Livre I. — Partie I. [1340]

CHAPITRE CXVI.


Comment le comte de Hainaut fit son mandement à tous ses alliés pour aller secourir ceux de Thun-l’Évêque.


La trêve durant qui fut prise entre le duc de Normandie et les soudoyers de Thun, si comme vous avez ouï, revint le comte de Hainaut en son pays, dont toutes manières de gens furent réjouis, car moult l’avoient désiré. Si lui recorda le sire de Beaumont son oncle comment les choses étoient allées depuis son département, et à quelle puissance le duc de Normandie étoit entré et séjourné dans son pays, et ars et détruit tout par de-là Valenciennes, exceptées les forteresses. Si répondit le comte qu’il seroit bien amendé, et que le royaume de France étoit assez grand pour en avoir satisfaction de toutes ces forfaitures ; mais briévement il vouloit aller devant Thun-l’Évêque et conforter ses bonnes gens qui gissoient là si honorablement, et qui si loyalement étoient tenus et défendus.

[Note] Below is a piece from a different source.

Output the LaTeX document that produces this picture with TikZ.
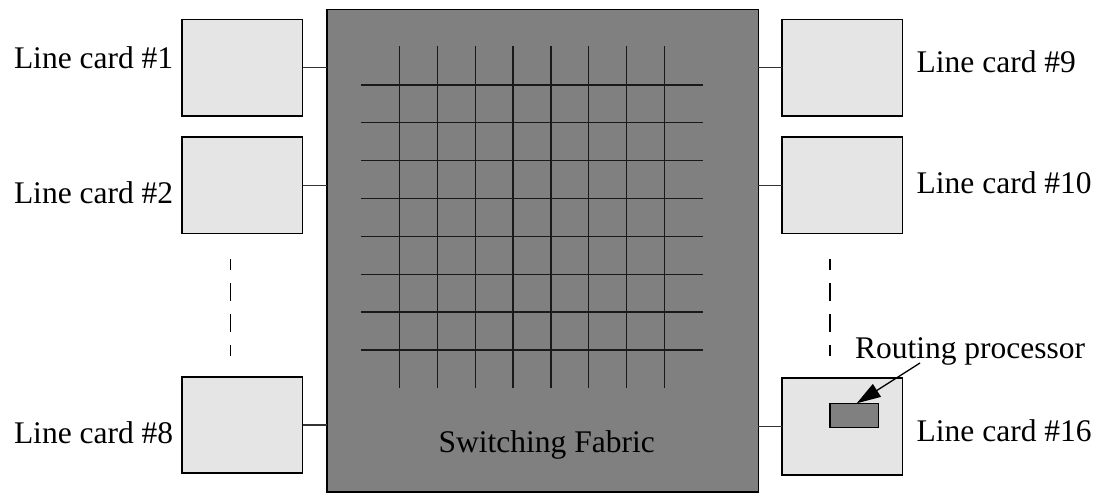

Si fit le comte son mandement et ses prières en Brabant, en Guerles, en Juliers et en Allemagne, et aussi en Flandre devers son bon ami Artevelle ; et s’en vint le dit comte à Valenciennes, à grand’foison de gens d’armes, chevaliers et écuyers de son pays, et des pays dessus nommés ; et toudis lui croissoient gens. Et se partit de Valenciennes en grand arroy de gens d’armes, de charrois, de tentes, de trefs, de pavillons et de toutes autres pourvéances, et s’en vint loger à Nave sur ces beaux plains et ces beaux prés, tout contre val la rivière d’Escaut. Là étoient les seigneurs de Hainaut avec le dit comte et en bon arroy : premièrement messire Jean de Hainaut son oncle, le sire d’Enghien, le sire de Werchin sénéchal de Hainaut, le sire d’Antong, le sire de Ligne, le sire de Barbençon, le sire de Lens, messire Guillaume de Bailleul, le sire de Haverech, châtelain de Mons, le sire de Montegny, le sire de Marbais, messire Tliierry de Wallecourt, maréchal de Hainaut, le sire de la Hamède, le sire de Gomegnies, le sire de Roisin, le sire de Trasegnies, le sire de Brifeul, le sire de Lalain, le sire de Mastain, le sire de Sars, le sire de Wargni, le sire de Beaurieu et plusieurs autres chevaliers et écuyers, qui tous se logèrent de-lez leur seigneur. Assez tôt après y revint le jeune comte Guillaume de Namur moult étoffément à deux cents lances, et se logea aussi sur la rivière d’Escaut en l’ost du comte ; et après revinrent le duc de Brabant à bien six cents lances, le duc de Guerles, le comte de Mons, le sire de Fauquemont, messire Arnoul de Blakehen et grand’foison d’autres seigneurs et gens d’armes d’Allemagne et de Westphale. Si se logèrent tous, les uns après les autres, sur la rivière d’Escaut, à l’encontre de l’ost françois ; et étoient plantureusement pourvus de tous vivres qui leur venoient tous les jours de Valenciennes et du pays de Hainaut voisin à eux.